Now, it's completely different. I'm loving training. LOVING it. Even on those workouts where I'm feeling like crying, tearing my hair out, projectile vomiting etc., I still finish and I don't dread the next workout. Quite the transformation I'd say.

Swimming was a different story though. I still dreaded it to a certain extent. At the beginning of my being coached by Noa she would make jokes about making me swim 5x per week, and I would cringe. Since about 2 weeks ago though, I feel like I have my stride back and I look forward to every workout.

Oh, and good timing too! 1500m TT next Friday so I can make the World Cup swim standard. If you're wondering why I'm doing this, well, you can ask me personally.


Loving the pain on Mt.
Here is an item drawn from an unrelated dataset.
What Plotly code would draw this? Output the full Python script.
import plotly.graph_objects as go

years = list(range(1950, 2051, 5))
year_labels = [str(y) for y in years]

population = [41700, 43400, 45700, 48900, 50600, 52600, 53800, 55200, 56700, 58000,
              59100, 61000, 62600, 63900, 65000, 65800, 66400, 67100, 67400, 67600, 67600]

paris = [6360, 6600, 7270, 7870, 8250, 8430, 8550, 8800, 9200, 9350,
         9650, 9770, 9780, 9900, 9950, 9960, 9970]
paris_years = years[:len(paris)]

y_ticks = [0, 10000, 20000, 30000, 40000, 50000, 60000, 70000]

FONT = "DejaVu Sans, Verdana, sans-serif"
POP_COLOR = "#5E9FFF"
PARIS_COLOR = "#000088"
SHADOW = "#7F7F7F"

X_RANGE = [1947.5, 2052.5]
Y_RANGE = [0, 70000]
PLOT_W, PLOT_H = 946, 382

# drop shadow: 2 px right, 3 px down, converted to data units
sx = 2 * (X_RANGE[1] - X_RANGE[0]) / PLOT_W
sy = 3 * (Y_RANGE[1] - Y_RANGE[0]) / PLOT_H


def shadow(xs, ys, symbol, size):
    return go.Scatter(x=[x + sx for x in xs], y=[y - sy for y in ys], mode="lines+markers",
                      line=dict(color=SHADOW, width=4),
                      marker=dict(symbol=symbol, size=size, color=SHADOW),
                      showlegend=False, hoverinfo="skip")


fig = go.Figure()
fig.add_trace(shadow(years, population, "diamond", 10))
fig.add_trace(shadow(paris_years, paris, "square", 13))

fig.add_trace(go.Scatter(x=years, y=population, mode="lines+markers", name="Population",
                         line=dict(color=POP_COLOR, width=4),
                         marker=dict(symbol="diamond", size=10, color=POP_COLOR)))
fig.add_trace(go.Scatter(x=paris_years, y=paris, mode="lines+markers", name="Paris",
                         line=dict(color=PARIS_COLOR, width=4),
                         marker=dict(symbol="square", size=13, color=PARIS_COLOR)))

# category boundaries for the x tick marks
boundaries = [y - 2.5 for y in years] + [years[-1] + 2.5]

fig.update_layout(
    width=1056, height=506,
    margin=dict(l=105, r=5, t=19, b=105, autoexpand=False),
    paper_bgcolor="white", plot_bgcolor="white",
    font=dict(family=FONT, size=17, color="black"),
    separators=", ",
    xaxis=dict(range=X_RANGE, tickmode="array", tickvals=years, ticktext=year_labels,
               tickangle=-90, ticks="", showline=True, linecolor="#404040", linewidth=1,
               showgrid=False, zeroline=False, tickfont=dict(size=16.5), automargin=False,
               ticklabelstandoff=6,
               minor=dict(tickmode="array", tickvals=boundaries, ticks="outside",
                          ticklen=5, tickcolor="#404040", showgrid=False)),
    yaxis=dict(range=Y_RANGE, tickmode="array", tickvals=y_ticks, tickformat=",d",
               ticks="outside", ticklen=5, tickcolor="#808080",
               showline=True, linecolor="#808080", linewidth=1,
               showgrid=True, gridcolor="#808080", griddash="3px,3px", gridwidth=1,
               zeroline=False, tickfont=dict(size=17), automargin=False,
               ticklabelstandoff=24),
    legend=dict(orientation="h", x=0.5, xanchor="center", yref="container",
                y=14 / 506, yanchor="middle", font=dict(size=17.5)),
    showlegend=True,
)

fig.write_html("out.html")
Lemmon during the February Tucson Training Camp

On yet another note, I would just like to say how much of a privilege it is to have such an amazing group of guys to train with. I am so excited for this season for ALL OF US, because we have all worked SO hard and pushed eachother to new levels in training. Our group dynamic keeps getting better and better, and training with these friends is quickly becoming one of my favorite things to do. Even on the aforementioned throwing up/crying workouts.

Ok, no more giant delays between blog posts.